Pilates
Currently, Dave and I are desperately trying to use up the rest of our “card” at Pilates Eagle Rock. A “card” is one of those deals when you pay for 20 classes up front and have one year to use it up. The mentality behind these cards is something like, ” That means, let’s see, three classes a week, 4 weeks in a month, Dave and I are splitting the classes, so they’ll get used up faster, but still i won’t have to buy another 20 sessions for at least a month!” 11 months later, we still have 14 of our original 20 classes left and the card expires at the end of April. So Saturday, Monday and Wednesdays you will be able to find us down at the studio engaging our cores.
Tonight’s episode at pilates started by placing a small ball under your sacrum. It may sound relaxing, but all I can think of is, ‘What if I pop it?. How shameful would i feel! I would be so embarrassed!’. This evening as my mind is racing with these insecurities I hear a long “pshftssssssshhhh”. Bless Dave’s heart. Being the loving wife I am I pretty much lose it and everyone else is trying sustain from laughing knowing they themselves where just running through the horrors of popping their ball in their mind. Our instructor, who is so cool, quickly calmed Dave’s mind, saying it happens from time to time. It was a short lived event, but a lasting memory. How sweet.
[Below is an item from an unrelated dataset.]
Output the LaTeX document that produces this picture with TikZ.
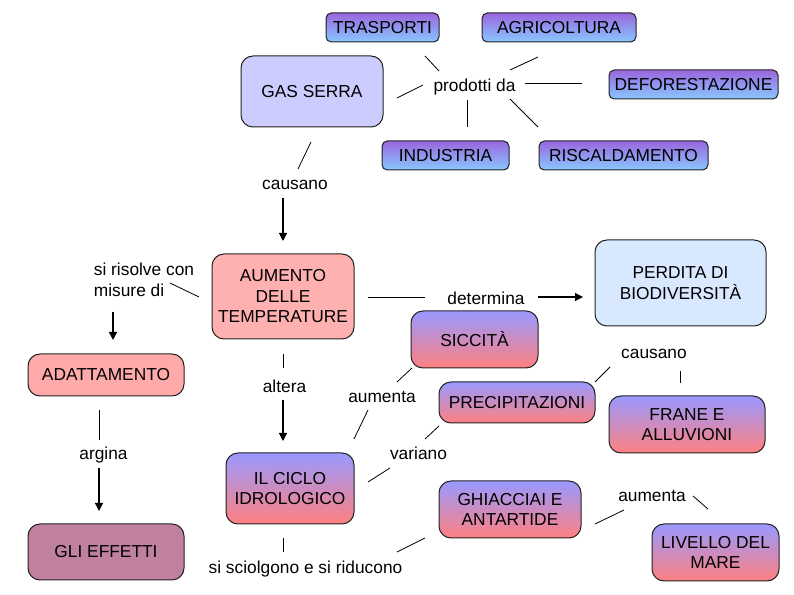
\documentclass[tikz,border=0pt]{standalone}
\usepackage{fontspec}
\setmainfont{Liberation Sans}
\usetikzlibrary{arrows.meta}
\definecolor{gtop}{HTML}{9999FF}
\definecolor{gbot}{HTML}{FF8080}
\definecolor{ttop}{HTML}{9966DD}
\definecolor{tbot}{HTML}{88C8FF}
\definecolor{lavbox}{HTML}{CCCCFF}
\definecolor{pinkbox}{HTML}{FFB0B0}
\definecolor{adabox}{HTML}{FFAAAA}
\definecolor{skybox}{HTML}{D8E8FF}
\definecolor{mauvebox}{HTML}{C080A0}
\definecolor{edgecol}{HTML}{222222}
\begin{document}
\begin{tikzpicture}[x=0.75pt,y=-0.75pt,
  every node/.style={font=\fontsize{13}{15.4}\selectfont},
  box/.style={draw=edgecol, line width=0.75pt, rounded corners=9pt, align=center, inner sep=0pt},
  sbox/.style={box, rounded corners=4pt, top color=ttop, bottom color=tbot},
  gbox/.style={box, top color=gtop, bottom color=gbot},
  lbl/.style={inner sep=1pt, align=left},
  seg/.style={line width=0.6pt},
  arr/.style={line width=0.85pt, -{Triangle[length=6pt,width=6pt]}}]
\useasboundingbox[fill=white] (0,0) rectangle (794,595);

% boxes
\node[sbox, minimum width=84.75pt, minimum height=21.75pt] (trasp) at (382.5,27.5) {TRASPORTI};
\node[sbox, minimum width=115.5pt, minimum height=21.75pt] (agri) at (559,27.5) {AGRICOLTURA};
\node[box, fill=lavbox, minimum width=106.5pt, minimum height=53.25pt] (gas) at (312,91.5) {GAS SERRA};
\node[sbox, minimum width=126.75pt, minimum height=21.75pt] (defor) at (693.5,84.5) {DEFORESTAZIONE};
\node[sbox, minimum width=95.25pt, minimum height=21.75pt] (indus) at (445.5,155.5) {INDUSTRIA};
\node[sbox, minimum width=126.75pt, minimum height=21.75pt] (risc) at (623.5,155.5) {RISCALDAMENTO};
\node[box, fill=pinkbox, minimum width=106.5pt, minimum height=63.75pt] (aum) at (283,296.5) {AUMENTO\\DELLE\\TEMPERATURE};
\node[box, fill=skybox, minimum width=128.25pt, minimum height=64.5pt] (perd) at (680.5,283) {PERDITA DI\\BIODIVERSIT\`A};
\node[gbox, minimum width=95.25pt, minimum height=42.75pt] (sicc) at (474.5,339.5) {SICCIT\`A};
\node[box, fill=adabox, minimum width=117pt, minimum height=31.5pt] (adatt) at (106,375) {ADATTAMENTO};
\node[gbox, minimum width=117pt, minimum height=30.75pt] (precip) at (517,402.5) {PRECIPITAZIONI};
\node[gbox, minimum width=117pt, minimum height=42.75pt] (frane) at (687,424.5) {FRANE E\\ALLUVIONI};
\node[gbox, minimum width=96pt, minimum height=53.25pt] (ciclo) at (290,488.5) {IL CICLO\\IDROLOGICO};
\node[gbox, minimum width=106.5pt, minimum height=42.75pt] (ghiacc) at (510,509.5) {GHIACCIAI E\\ANTARTIDE};
\node[box, fill=mauvebox, minimum width=117pt, minimum height=42pt] (eff) at (106,552) {GLI EFFETTI};
\node[gbox, minimum width=95.25pt, minimum height=42.75pt] (liv) at (715.5,552.5) {LIVELLO DEL\\MARE};

% labels
\node[lbl] (prod) at (474.5,87) {prodotti da};
\node[lbl] (caus1) at (295,185) {causano};
\node[lbl] (sris) at (144,280) {si risolve con\\misure di};
\node[lbl] (det) at (486,298) {determina};
\node[lbl] (caus2) at (654,354) {causano};
\node[lbl] (alt) at (284.5,386) {altera};
\node[lbl] (aumta1) at (382,397) {aumenta};
\node[lbl] (arg) at (103.5,455) {argina};
\node[lbl] (var) at (418.5,453) {variano};
\node[lbl] (aumta2) at (652,496) {aumenta};
\node[lbl] (sisc) at (305.5,569) {si sciolgono e si riducono};

% connectors
\draw[seg] ([shift={(-35.5,-16)}]prod.center) -- ([shift={(42.5,28.5)}]trasp.center);
\draw[seg] ([shift={(35.5,-17)}]prod.center) -- ([shift={(-21,29.5)}]agri.center);
\draw[seg] ([shift={(-51.5,-2)}]prod.center) -- ([shift={(85,6.5)}]gas.center);
\draw[seg] ([shift={(50.5,-4)}]prod.center) -- ([shift={(-111.5,-1.5)}]defor.center);
\draw[seg] ([shift={(-7.5,13)}]prod.center) -- ([shift={(21.5,-28.5)}]indus.center);
\draw[seg] ([shift={(35.5,12)}]prod.center) -- ([shift={(-85.5,-28.5)}]risc.center);
\draw[seg] ([shift={(3,-16)}]caus1.center) -- ([shift={(-1,50.5)}]gas.center);
\draw[arr] ([shift={(-12,13)}]caus1.center) -- ([shift={(0,-55.5)}]aum.center);
\draw[seg] ([shift={(26,3)}]sris.center) -- ([shift={(-84,0.5)}]aum.center);
\draw[arr] ([shift={(-31,32)}]sris.center) -- ([shift={(7,-35)}]adatt.center);
\draw[seg] ([shift={(85,0.5)}]aum.center) -- ([shift={(-61,-1)}]det.center);
\draw[arr] ([shift={(52,-1)}]det.center) -- ([shift={(-97.5,14)}]perd.center);
\draw[seg] ([shift={(0,57.5)}]aum.center) -- ([shift={(-1.5,-18)}]alt.center);
\draw[arr] ([shift={(-1.5,14)}]alt.center) -- ([shift={(-7,-47.5)}]ciclo.center);
\draw[seg] ([shift={(-7,35)}]adatt.center) -- ([shift={(-4.5,-15)}]arg.center);
\draw[arr] ([shift={(-4.5,13)}]arg.center) -- ([shift={(-7,-41)}]eff.center);
\draw[seg] ([shift={(15,-15)}]aumta1.center) -- ([shift={(-62.5,28.5)}]sicc.center);
\draw[seg] ([shift={(-14,13)}]aumta1.center) -- ([shift={(64,-49.5)}]ciclo.center);
\draw[seg] ([shift={(6.5,-14)}]var.center) -- ([shift={(-78,23.5)}]precip.center);
\draw[seg] ([shift={(78,-6.5)}]ciclo.center) -- ([shift={(-28.5,15)}]var.center);
\draw[seg] ([shift={(-7,49.5)}]ciclo.center) -- ([shift={(-22.5,-17)}]sisc.center);
\draw[seg] ([shift={(91.5,-17)}]sisc.center) -- ([shift={(-85,28.5)}]ghiacc.center);
\draw[seg] ([shift={(85,14.5)}]ghiacc.center) -- ([shift={(-28,14)}]aumta2.center);
\draw[seg] ([shift={(41,0)}]aumta2.center) -- ([shift={(-7.5,-43.5)}]liv.center);
\draw[seg] ([shift={(78,-20.5)}]precip.center) -- ([shift={(-44,13)}]caus2.center);
\draw[seg] ([shift={(26,17)}]caus2.center) -- ([shift={(-7,-41.5)}]frane.center);
\end{tikzpicture}
\end{document}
I hope there are more pilates stories to come, because that means we are using up the classes we already paid for.









Best bedtime story ever. hahah… it happens from time to time…
seriously… i am laughing.
You have to post whenever one of you is the first one to cut a real squealer in class.
I love engaging my core. Did the instructor single Dave out or did he pretend he didn’t know who did it?
i was always secretly relieved that in my Pilates class we only did mat exercises.
you put a ball in your scrotem?
i dont think thats pilates
grant, our grandma reads this!
Yeah, it’s spelled “scrotum,” Grant. Geez!